新疆的羊肉大盘鸡在全国闻名,串还没上来我已经按捺不住,就先就着花生米喝了一口当地的烧刀子,哪知这烧刀子烈的厉害,我有些喝不了,只能退而求其次的喝点啤酒。

羊肉串上来,我就着烤囊吃的大快朵颐,配着微凉的啤酒,差点没美到天上。

五人中除了阿四之外都是山东人,酒量都不小,人也爽快,没一会就都喝高了。

“夺命大乌苏,这他娘的真爽。”

大驴喝的晕晕的,脸已经红到了脖子跟,一旁的阿四跟不上节奏,早就不行了,趴在桌子上打起了瞌睡。

我点了根烟,感觉脑子里也有些晕,这人喝多了就忍不住想吹牛,老刘把最后一点烧刀子一饮而尽,话就收不住了。

“我这酒量,说实话,在咱山东地界也只能算一般,但要说能喝,这得追..追溯到秦末时期,我祖先在泗水亭当亭长的时候...”

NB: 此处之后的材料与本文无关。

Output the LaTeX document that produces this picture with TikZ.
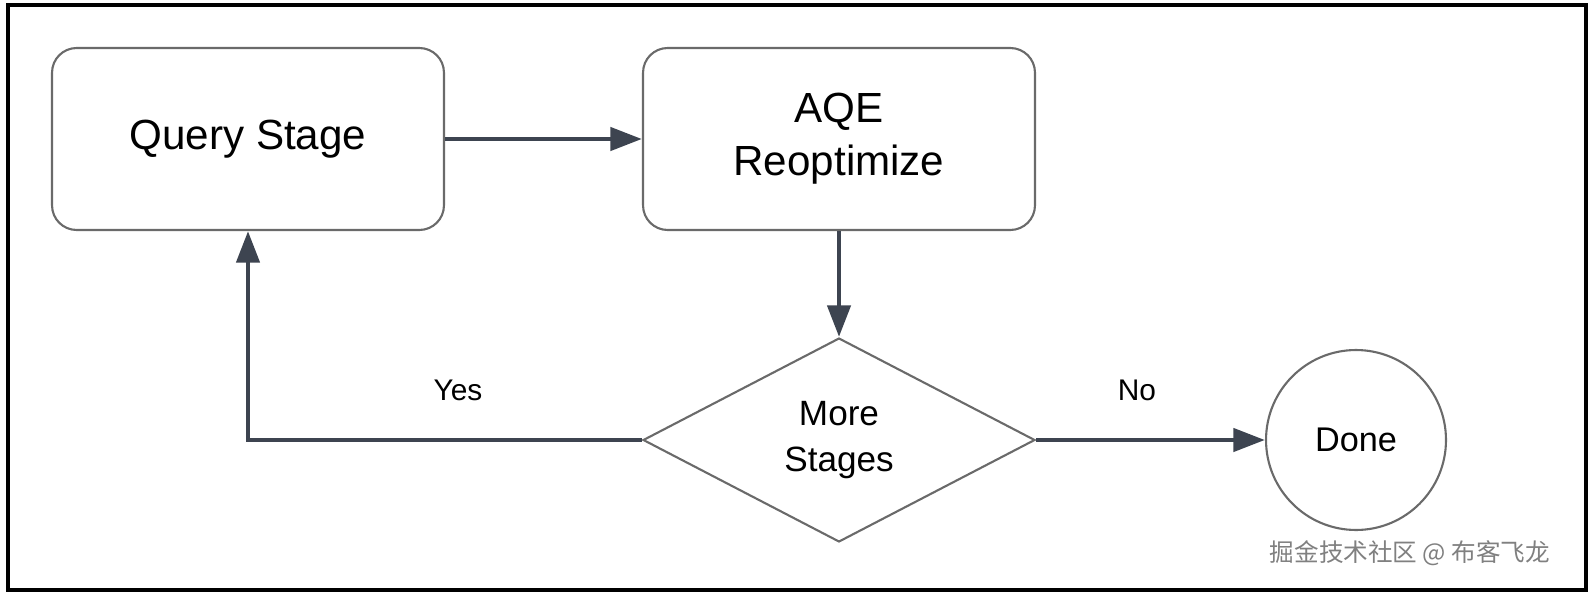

老刘吹起牛来,就有些收不住,我一寻思泗水亭亭长那他娘的不是汉高祖刘邦吗,你他娘可太能吹了。

不过我此时的感觉不错,四瓶乌苏大啤酒下肚,整个人也快飘了起来,再加上老刘老康都年长与我,我也就顺着老刘的话吹捧了吹捧了他,而就在这时,我感觉眼皮一跳,脊背上一阵发凉,冷不丁的就感觉身后有人在盯着我们。

我回头一看,却发现远处有个人影一闪,消失在了黑暗中。